That because you just list all these tables comma separated, without any join condition:
FROM employee E, job_information J, emergency_contact C
This basically performs a cross join, returning a cartesian product of all data.
This should do it, that is, if each of the id's has the same meaning, namely the employee id. I'd suggest having a look at your naming, because 'id' is too generic a name to use like this. As your database grows, you'll have all kinds of ids with different meanings.
SELECT E.id, E.name, E.email, J.title, J.location
FROM
employee E
inner join job_information J on J.id = E.id
inner join emergency_contact C on C.id = E.id
WHERE
(E.id LIKE '%kavi%') OR
(E.name LIKE '%kavi%') OR
(E.email LIKE '%kavi%') OR
(J.title LIKE '%kavi%') OR
(J.location LIKE '%kavi%') OR
(C.earea LIKE '%kavi%') OR
(C.ephone LIKE '%kavi')
In case you have an employee that might not have a job_information or an emergency_contact (which might happen of course), you can use a left join instead of an inner join.

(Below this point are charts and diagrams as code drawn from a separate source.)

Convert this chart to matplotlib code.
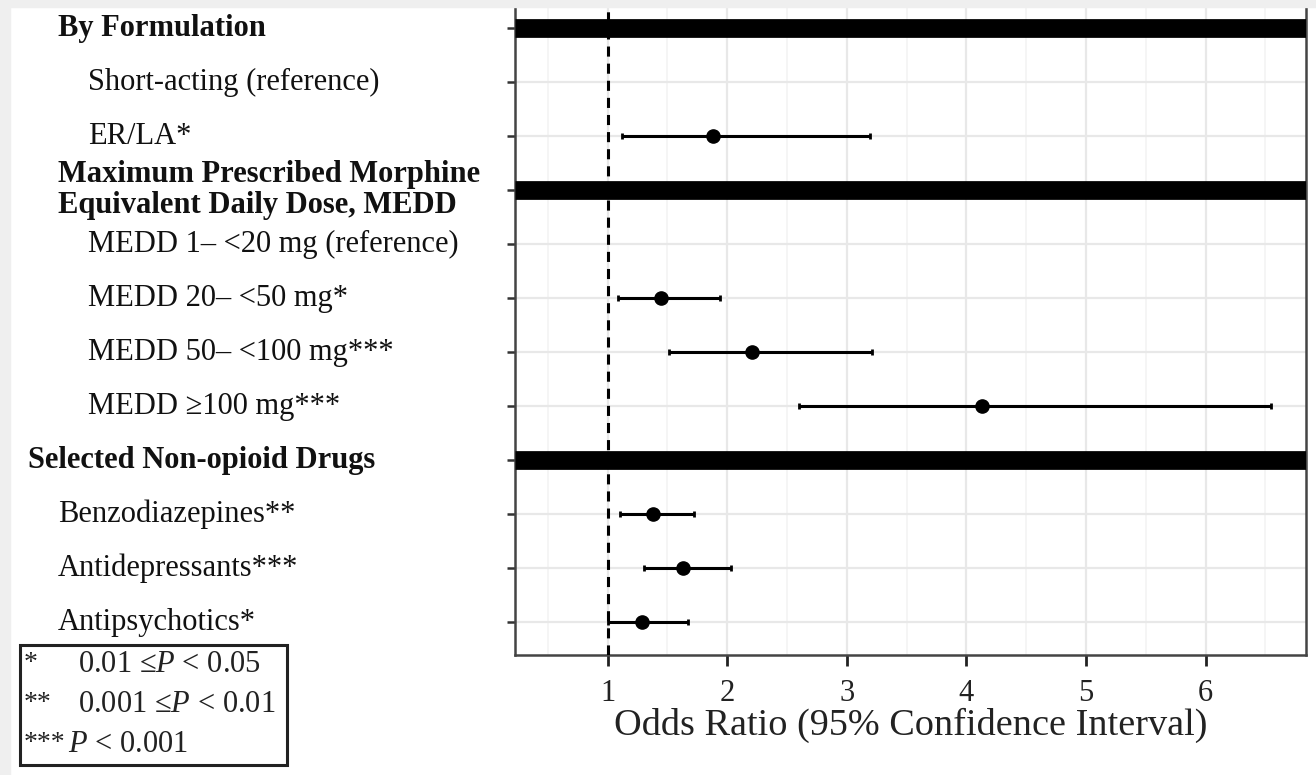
import matplotlib
matplotlib.use("Agg")
import matplotlib.pyplot as plt
from matplotlib.patches import Rectangle
from matplotlib.transforms import blended_transform_factory

plt.rcParams['font.family'] = ['Liberation Serif', 'DejaVu Serif']
plt.rcParams['mathtext.fontset'] = 'custom'
plt.rcParams['mathtext.rm'] = 'Liberation Serif'
plt.rcParams['mathtext.it'] = 'Liberation Serif:italic'

# rows, top to bottom
labels = ["By Formulation",
          "Short-acting (reference)",
          "ER/LA*",
          "Maximum Prescribed Morphine\nEquivalent Daily Dose, MEDD",
          "MEDD 1\u2013 <20 mg (reference)",
          "MEDD 20\u2013 <50 mg*",
          "MEDD 50\u2013 <100 mg***",
          "MEDD \u2265100 mg***",
          "Selected Non-opioid Drugs",
          "Benzodiazepines**",
          "Antidepressants***",
          "Antipsychotics*"]
is_header = [True, False, False, True, False, False, False, False, True, False, False, False]

# odds ratios and 95% CI (None = header or reference row)
odds = [None, None, 1.88, None, None, 1.45, 2.21, 4.13, None, 1.38, 1.63, 1.29]
ci_low = [None, None, 1.12, None, None, 1.09, 1.51, 2.60, None, 1.10, 1.30, 1.00]
ci_high = [None, None, 3.19, None, None, 1.94, 3.21, 6.55, None, 1.72, 2.03, 1.67]

xticks = [1, 2, 3, 4, 5, 6]
legend_stars = ["*", "**", "***"]
legend_text = ["0.01 \u2264$\\mathit{P}$ < 0.05", "0.001 \u2264$\\mathit{P}$ < 0.01", "$\\mathit{P}$ < 0.001"]

W, H = 1316, 775
fig = plt.figure(figsize=(W / 100, H / 100), dpi=100)

def fx(x):
    return x / W

def fy(y):
    return 1 - y / H

ax = fig.add_axes([fx(515), fy(655), fx(1306 - 515), 655 / H])
ax.set_xlim(0.225, 6.84)
ax.set_ylim(11.61, -0.52)

rows = list(range(len(labels)))

# grid
ax.set_xticks(xticks)
ax.set_xticks([0.5 + i for i in range(7)], minor=True)
ax.set_yticks(rows)
ax.grid(which='major', color='#e8e8e8', lw=1.6, zorder=0)
ax.grid(which='minor', axis='x', color='#f3f3f3', lw=1.2, zorder=0)
ax.set_axisbelow(True)

# reference line
ax.axvline(1, color='black', lw=2.2, ls=(0, (3.3, 2.3)), zorder=3)

# header bars
for r, h in zip(rows, is_header):
    if h:
        ax.axhline(r, color='black', lw=13.5, zorder=4, solid_capstyle='butt')

# estimates
for r, o, lo, hi in zip(rows, odds, ci_low, ci_high):
    if o is None:
        continue
    ax.errorbar(o, r, xerr=[[o - lo], [hi - o]], fmt='o', color='black',
                ms=9.5, elinewidth=2.2, capsize=2.5, capthick=2, zorder=5)

# axes styling
for side in ['left', 'bottom', 'right']:
    ax.spines[side].set_color('#444444')
    ax.spines[side].set_linewidth(1.8)
ax.spines['top'].set_visible(False)
ax.tick_params(axis='y', length=6, width=1.8, color='#333333', labelleft=False)
ax.tick_params(axis='x', length=8, width=2, color='#222222', labelsize=22, pad=9, labelcolor='#222222')
ax.tick_params(which='minor', length=0)
ax.set_xticklabels([str(t) for t in xticks])
ax.set_xlabel("Odds Ratio (95% Confidence Interval)", fontsize=27.5, color='#222222', labelpad=0)

# row labels
label_x = [58, 88, 88, 58, 88, 88, 88, 88, 28, 58, 58, 58]
tr = blended_transform_factory(fig.transFigure, ax.transData)
for r, lab, h, x in zip(rows, labels, is_header, label_x):
    fig.text(fx(x), r, lab, transform=tr, ha='left', va='center',
             fontsize=22, fontweight='bold' if h else 'normal', color='#111111',
             linespacing=1.1)

# significance key
fig.patches.append(Rectangle((fx(20), fy(765)), fx(287 - 20), (765 - 645) / H,
                             transform=fig.transFigure, fill=False, ec='#222222', lw=2.2))
for i, (s, t) in enumerate(zip(legend_stars, legend_text)):
    y = 664 + i * 40
    fig.text(fx(24), fy(y), s, ha='left', va='center', fontsize=20, color='#222222')
    fig.text(fx(78 if i < 2 else 68), fy(y), t, ha='left', va='center', fontsize=22, color='#222222')

# light page border
fig.patches.append(Rectangle((0, fy(7)), 1, 7 / H, transform=fig.transFigure, color='#efefef', zorder=10))
fig.patches.append(Rectangle((0, 0), fx(10), 1, transform=fig.transFigure, color='#efefef', zorder=10))

fig.savefig("out.png", dpi=100)
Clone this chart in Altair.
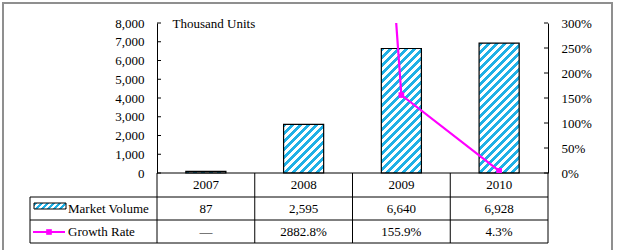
import altair as alt
import pandas as pd

# ---- data ----
years = ["2007", "2008", "2009", "2010"]
volume = [87, 2595, 6640, 6928]                 # thousand units
growth = [None, 28.828, 1.559, 0.043]           # fraction
volume_labels = ["87", "2,595", "6,640", "6,928"]
growth_labels = ["\u2014", "2882.8%", "155.9%", "4.3%"]
left_ticks = [0, 1000, 2000, 3000, 4000, 5000, 6000, 7000, 8000]
right_ticks = [0, 0.5, 1.0, 1.5, 2.0, 2.5, 3.0]
series_names = ["Market Volume", "Growth Rate"]

FONT = "Liberation Serif"
FS = 13
BLUE = "#1fb0e6"
MAGENTA = "#ff00ff"

W, H = 391, 150
YMAX = 8000
BAR_FRAC = 0.41


def hatch(w, h, period=8.0, L=220.0):
    d = w * w + h * h
    a = w * L / d
    b = h * L / d
    stops = []
    n = int(L / period) + 1
    for k in range(n):
        t0 = min(k * period / L, 1)
        t1 = min((k + 0.5) * period / L, 1)
        t2 = min((k + 1) * period / L, 1)
        stops += [
            {"offset": t0, "color": BLUE},
            {"offset": t1, "color": BLUE},
            {"offset": t1, "color": "#ffffff"},
            {"offset": t2, "color": "#ffffff"},
        ]
    return {"gradient": "linear", "x1": 0, "y1": 0, "x2": a, "y2": b, "stops": stops}


bar_w = BAR_FRAC * W / len(years)
grads = [hatch(bar_w, max(v / YMAX * H, 0.5)) for v in volume]

df = pd.DataFrame({
    "year": years,
    "volume": volume,
    "growth": growth,
    "vol_label": volume_labels,
    "growth_label": growth_labels,
})

xscale = alt.Scale(domain=years, paddingInner=0, paddingOuter=0)
xenc = alt.X("year:N", scale=xscale, axis=None)

left_axis = alt.Axis(orient="left", values=left_ticks, format=",d", ticks=False,
                     labelPadding=13, labelOverlap=False, title="Thousand Units",
                     titleAngle=0, titleAlign="left", titleBaseline="alphabetic",
                     titleX=15, titleY=4, titleFontWeight="normal")
right_axis = alt.Axis(orient="right", values=right_ticks, format=".0%", ticks=False,
                      labelPadding=13, labelOverlap=False, title=None)
lscale = alt.Scale(domain=[0, YMAX])
rscale = alt.Scale(domain=[0, 3])

fill = alt.when(alt.datum.year == years[0]).then(alt.value(grads[0]))
for y_, g in zip(years[1:-1], grads[1:-1]):
    fill = fill.when(alt.datum.year == y_).then(alt.value(g))
fill = fill.otherwise(alt.value(grads[-1]))

one = pd.DataFrame({"k": [0]})

frame = alt.Chart(one).mark_rect(fill="transparent", stroke="#8f8f8f", strokeWidth=2).encode(
    x=alt.value(-154), x2=alt.value(455), y=alt.value(-20), y2=alt.value(240)
)

bars = alt.Chart(df).mark_bar(
    width=alt.RelativeBandSize(BAR_FRAC), stroke="black", strokeWidth=1.2
).encode(
    x=xenc,
    y=alt.Y("volume:Q", scale=lscale, axis=left_axis),
    fill=fill,
)

lticks = alt.Chart(pd.DataFrame({"volume": left_ticks})).mark_rule(color="black").encode(
    y=alt.Y("volume:Q", scale=lscale, axis=left_axis),
    x=alt.value(0), x2=alt.value(4),
)

# table grid
vlines = alt.Chart(df).mark_rule(color="black", strokeWidth=1).encode(
    x=alt.X("year:N", bandPosition=0, scale=xscale, axis=None),
    y=alt.value(H), y2=alt.value(H + 70),
)
vright = alt.Chart(one).mark_rule(color="black").encode(
    x=alt.value(W), y=alt.value(H), y2=alt.value(H + 70))
vleft = alt.Chart(one).mark_rule(color="black").encode(
    x=alt.value(-127), y=alt.value(H + 24), y2=alt.value(H + 70))
hzero = alt.Chart(one).mark_rule(color="black").encode(
    x=alt.value(0), x2=alt.value(W), y=alt.value(H))
hl1 = alt.Chart(one).mark_rule(color="black").encode(
    x=alt.value(-127), x2=alt.value(W), y=alt.value(H + 24))
hl2 = alt.Chart(one).mark_rule(color="black").encode(
    x=alt.value(-127), x2=alt.value(W), y=alt.value(H + 47))
hl3 = alt.Chart(one).mark_rule(color="black").encode(
    x=alt.value(-127), x2=alt.value(W), y=alt.value(H + 70))

txt = dict(font=FONT, fontSize=FS, color="black", baseline="middle")
t_year = alt.Chart(df).mark_text(**txt).encode(x=xenc, y=alt.value(H + 12), text="year:N")
t_vol = alt.Chart(df).mark_text(**txt).encode(x=xenc, y=alt.value(H + 36), text="vol_label:N")
t_gr = alt.Chart(df).mark_text(**txt).encode(x=xenc, y=alt.value(H + 59), text="growth_label:N")

leg_text1 = alt.Chart(one).mark_text(align="left", **txt).encode(
    x=alt.value(-89), y=alt.value(H + 36), text=alt.value(series_names[0]))
leg_text2 = alt.Chart(one).mark_text(align="left", **txt).encode(
    x=alt.value(-89), y=alt.value(H + 59), text=alt.value(series_names[1]))
leg_rect = alt.Chart(one).mark_rect(fill=hatch(32, 6, period=6), stroke="black", strokeWidth=1).encode(
    x=alt.value(-123), x2=alt.value(-91), y=alt.value(H + 30), y2=alt.value(H + 36))
leg_line = alt.Chart(one).mark_rule(color=MAGENTA, strokeWidth=2).encode(
    x=alt.value(-124), x2=alt.value(-92), y=alt.value(H + 59))
leg_pt = alt.Chart(one).mark_point(shape="square", filled=True, size=32, color=MAGENTA, opacity=1).encode(
    x=alt.value(-108), y=alt.value(H + 59))

left_layer = alt.layer(
    frame, vlines, vright, vleft, hl1, hl2, hl3,
    bars, lticks, hzero,
    t_year, t_vol, t_gr, leg_text1, leg_text2, leg_rect, leg_line, leg_pt,
)

gdf = df[df["growth"].notna()]
line = alt.Chart(gdf).mark_line(color=MAGENTA, strokeWidth=2.2, clip=True).encode(
    x=xenc,
    y=alt.Y("growth:Q", scale=rscale, axis=right_axis),
)
pts = alt.Chart(gdf).mark_point(shape="square", filled=True, size=32, color=MAGENTA,
                                opacity=1, clip=True).encode(
    x=xenc,
    y=alt.Y("growth:Q", scale=rscale, axis=right_axis),
)
rticks = alt.Chart(pd.DataFrame({"growth": right_ticks})).mark_rule(color="black").encode(
    y=alt.Y("growth:Q", scale=rscale, axis=right_axis),
    x=alt.value(W - 4), x2=alt.value(W),
)
right_layer = alt.layer(line, pts, rticks)

chart = alt.layer(left_layer, right_layer).resolve_scale(y="independent").properties(
    width=W, height=H,
    autosize=alt.AutoSizeParams(type="none"),
    padding={"left": 157, "top": 23, "right": 70, "bottom": 77},
    background="white",
).configure_view(stroke="transparent").configure_axis(
    labelFont=FONT, labelFontSize=FS, labelColor="black",
    titleFont=FONT, titleFontSize=FS, titleColor="black",
    domainColor="black", domainWidth=1, grid=False,
)

chart.save("out.html", embed_options={"renderer": "svg", "actions": False})
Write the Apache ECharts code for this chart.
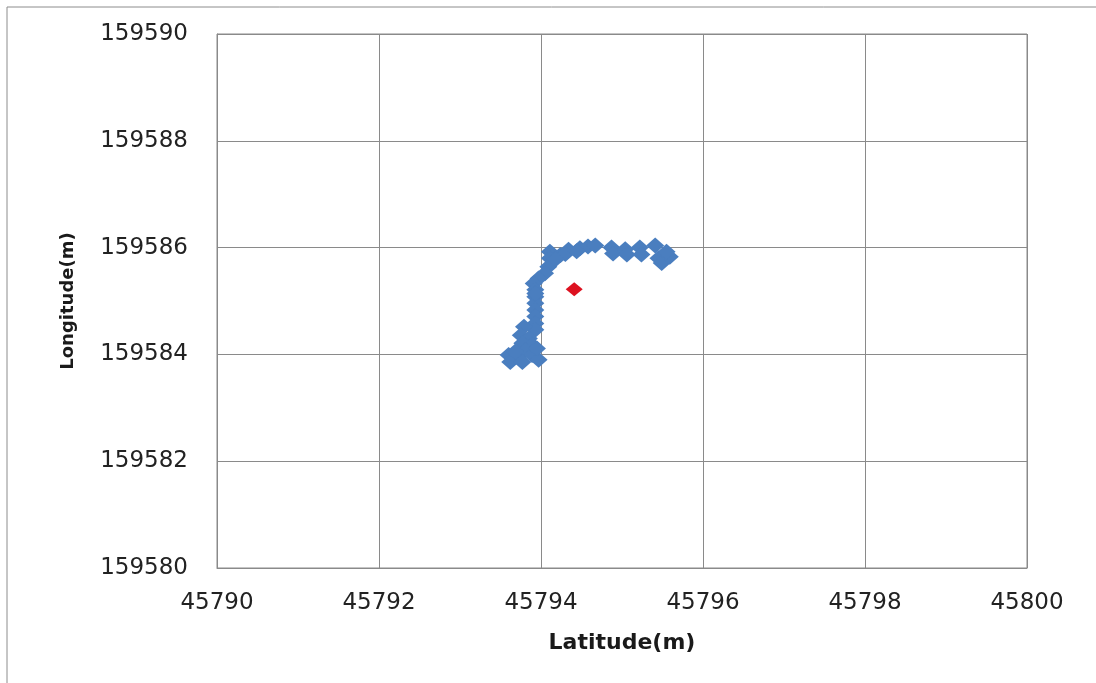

For instance, if you remove the job_information for employee 3, you will only see employee 4 returned by the query above, even though employee 3 still matches the filter 'kavi'. To solve this, use this query:
http://sqlfiddle.com/#!2/4166ae/3
SELECT E.id, E.name, E.email, J.title, J.location
FROM
employee E
LEFT JOIN job_information J on J.id = E.id
LEFT JOIN emergency_contact C on C.id = E.id
WHERE
E.id LIKE '%kavi%' OR
E.name LIKE '%kavi%' OR
E.email LIKE '%kavi%' OR
J.id IS NULL OR
J.title LIKE '%kavi%' OR
J.location LIKE '%kavi%' OR
C.id IS NULL OR
C.earea LIKE '%kavi%' OR
C.ephone LIKE '%kavi'
It basically changes inner join
to left join
, and adds extra conditions to the where clause, allowing the id
s of the detail tables to be null
, indicating that there are no details for that employee.